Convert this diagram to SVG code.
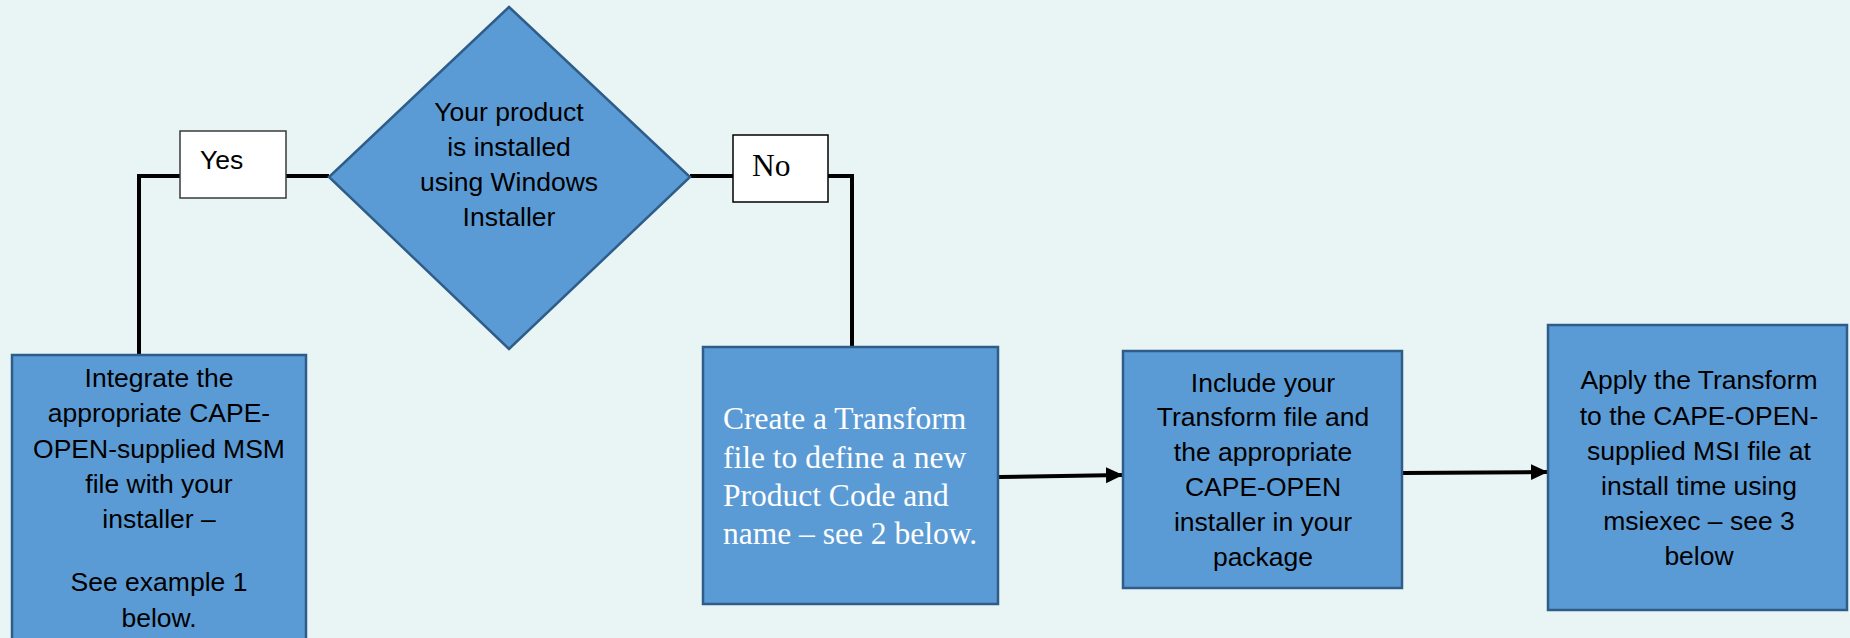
<svg xmlns="http://www.w3.org/2000/svg" width="1850" height="638" viewBox="0 0 1850 638">
  <defs>
    <marker id="arrow" markerUnits="userSpaceOnUse" markerWidth="18" markerHeight="18" viewBox="0 0 18 18" refX="16" refY="9" orient="auto">
      <path d="M0,1 L17,9 L0,17 Z" fill="#000"/>
    </marker>
    <style>
      .node { fill: #5B9BD5; stroke: #2F5D8A; stroke-width: 2.5; }
      .label { fill: #FFFFFF; stroke: #3A3A3A; stroke-width: 1.5; }
      .sans { font-family: "Liberation Sans", Arial, sans-serif; font-size: 26.5px; fill: #000; text-anchor: middle; }
      .serif { font-family: "Liberation Serif", "Times New Roman", serif; font-size: 31.5px; }
      .conn { fill: none; stroke: #000; stroke-width: 4; }
    </style>
  </defs>
  <rect x="0" y="0" width="1850" height="638" fill="#E9F5F5"/>

  <g id="connectors">
    <polyline class="conn" points="329,176 286,176"/>
    <polyline class="conn" points="180,176 139,176 139,355"/>
    <polyline class="conn" points="690,176 733,176"/>
    <polyline class="conn" points="828,176 852,176 852,347"/>
    <line class="conn" x1="999" y1="477" x2="1122" y2="475" marker-end="url(#arrow)"/>
    <line class="conn" x1="1403" y1="473" x2="1547" y2="472" marker-end="url(#arrow)"/>
  </g>

  <g id="decision">
    <polygon class="node" points="509,7 690,177 509,349 329,177"/>
    <text class="sans" x="509" y="121">Your product</text>
    <text class="sans" x="509" y="156">is installed</text>
    <text class="sans" x="509" y="191">using Windows</text>
    <text class="sans" x="509" y="226">Installer</text>
  </g>

  <g id="label-yes">
    <rect class="label" x="180" y="131" width="106" height="67"/>
    <text class="sans" x="200" y="169" style="text-anchor:start">Yes</text>
  </g>

  <g id="label-no">
    <rect class="label" x="733" y="135" width="95" height="67" style="stroke:#000"/>
    <text class="serif" x="752" y="176" fill="#000">No</text>
  </g>

  <g id="integrate">
    <rect class="node" x="12" y="355" width="294" height="300"/>
    <text class="sans" x="159" y="387">Integrate the</text>
    <text class="sans" x="159" y="422">appropriate CAPE-</text>
    <text class="sans" x="159" y="458">OPEN-supplied MSM</text>
    <text class="sans" x="159" y="493">file with your</text>
    <text class="sans" x="159" y="528">installer –</text>
    <text class="sans" x="159" y="591">See example 1</text>
    <text class="sans" x="159" y="627">below.</text>
  </g>

  <g id="create">
    <rect class="node" x="703" y="347" width="295" height="257"/>
    <text class="serif" x="723" y="429" fill="#FFFFFF">Create a Transform</text>
    <text class="serif" x="723" y="468" fill="#FFFFFF">file to define a new</text>
    <text class="serif" x="723" y="506" fill="#FFFFFF">Product Code and</text>
    <text class="serif" x="723" y="544" fill="#FFFFFF">name – see 2 below.</text>
  </g>

  <g id="include">
    <rect class="node" x="1123" y="351" width="279" height="237"/>
    <text class="sans" x="1263" y="392">Include your</text>
    <text class="sans" x="1263" y="426">Transform file and</text>
    <text class="sans" x="1263" y="461">the appropriate</text>
    <text class="sans" x="1263" y="496">CAPE-OPEN</text>
    <text class="sans" x="1263" y="531">installer in your</text>
    <text class="sans" x="1263" y="566">package</text>
  </g>

  <g id="apply">
    <rect class="node" x="1548" y="325" width="299" height="285"/>
    <text class="sans" x="1699" y="389">Apply the Transform</text>
    <text class="sans" x="1699" y="425">to the CAPE-OPEN-</text>
    <text class="sans" x="1699" y="460">supplied MSI file at</text>
    <text class="sans" x="1699" y="495">install time using</text>
    <text class="sans" x="1699" y="530">msiexec – see 3</text>
    <text class="sans" x="1699" y="565">below</text>
  </g>
</svg>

Objective
Give the data again exactly as written, with all pictures left out.

Task response
Convert this diagram to SVG code.
<svg xmlns="http://www.w3.org/2000/svg" width="1850" height="638" viewBox="0 0 1850 638">
  <defs>
    <marker id="arrow" markerUnits="userSpaceOnUse" markerWidth="18" markerHeight="18" viewBox="0 0 18 18" refX="16" refY="9" orient="auto">
      <path d="M0,1 L17,9 L0,17 Z" fill="#000"/>
    </marker>
    <style>
      .node { fill: #5B9BD5; stroke: #2F5D8A; stroke-width: 2.5; }
      .label { fill: #FFFFFF; stroke: #3A3A3A; stroke-width: 1.5; }
      .sans { font-family: "Liberation Sans", Arial, sans-serif; font-size: 26.5px; fill: #000; text-anchor: middle; }
      .serif { font-family: "Liberation Serif", "Times New Roman", serif; font-size: 31.5px; }
      .conn { fill: none; stroke: #000; stroke-width: 4; }
    </style>
  </defs>
  <rect x="0" y="0" width="1850" height="638" fill="#E9F5F5"/>

  <g id="connectors">
    <polyline class="conn" points="329,176 286,176"/>
    <polyline class="conn" points="180,176 139,176 139,355"/>
    <polyline class="conn" points="690,176 733,176"/>
    <polyline class="conn" points="828,176 852,176 852,347"/>
    <line class="conn" x1="999" y1="477" x2="1122" y2="475" marker-end="url(#arrow)"/>
    <line class="conn" x1="1403" y1="473" x2="1547" y2="472" marker-end="url(#arrow)"/>
  </g>

  <g id="decision">
    <polygon class="node" points="509,7 690,177 509,349 329,177"/>
    <text class="sans" x="509" y="121">Your product</text>
    <text class="sans" x="509" y="156">is installed</text>
    <text class="sans" x="509" y="191">using Windows</text>
    <text class="sans" x="509" y="226">Installer</text>
  </g>

  <g id="label-yes">
    <rect class="label" x="180" y="131" width="106" height="67"/>
    <text class="sans" x="200" y="169" style="text-anchor:start">Yes</text>
  </g>

  <g id="label-no">
    <rect class="label" x="733" y="135" width="95" height="67" style="stroke:#000"/>
    <text class="serif" x="752" y="176" fill="#000">No</text>
  </g>

  <g id="integrate">
    <rect class="node" x="12" y="355" width="294" height="300"/>
    <text class="sans" x="159" y="387">Integrate the</text>
    <text class="sans" x="159" y="422">appropriate CAPE-</text>
    <text class="sans" x="159" y="458">OPEN-supplied MSM</text>
    <text class="sans" x="159" y="493">file with your</text>
    <text class="sans" x="159" y="528">installer –</text>
    <text class="sans" x="159" y="591">See example 1</text>
    <text class="sans" x="159" y="627">below.</text>
  </g>

  <g id="create">
    <rect class="node" x="703" y="347" width="295" height="257"/>
    <text class="serif" x="723" y="429" fill="#FFFFFF">Create a Transform</text>
    <text class="serif" x="723" y="468" fill="#FFFFFF">file to define a new</text>
    <text class="serif" x="723" y="506" fill="#FFFFFF">Product Code and</text>
    <text class="serif" x="723" y="544" fill="#FFFFFF">name – see 2 below.</text>
  </g>

  <g id="include">
    <rect class="node" x="1123" y="351" width="279" height="237"/>
    <text class="sans" x="1263" y="392">Include your</text>
    <text class="sans" x="1263" y="426">Transform file and</text>
    <text class="sans" x="1263" y="461">the appropriate</text>
    <text class="sans" x="1263" y="496">CAPE-OPEN</text>
    <text class="sans" x="1263" y="531">installer in your</text>
    <text class="sans" x="1263" y="566">package</text>
  </g>

  <g id="apply">
    <rect class="node" x="1548" y="325" width="299" height="285"/>
    <text class="sans" x="1699" y="389">Apply the Transform</text>
    <text class="sans" x="1699" y="425">to the CAPE-OPEN-</text>
    <text class="sans" x="1699" y="460">supplied MSI file at</text>
    <text class="sans" x="1699" y="495">install time using</text>
    <text class="sans" x="1699" y="530">msiexec – see 3</text>
    <text class="sans" x="1699" y="565">below</text>
  </g>
</svg>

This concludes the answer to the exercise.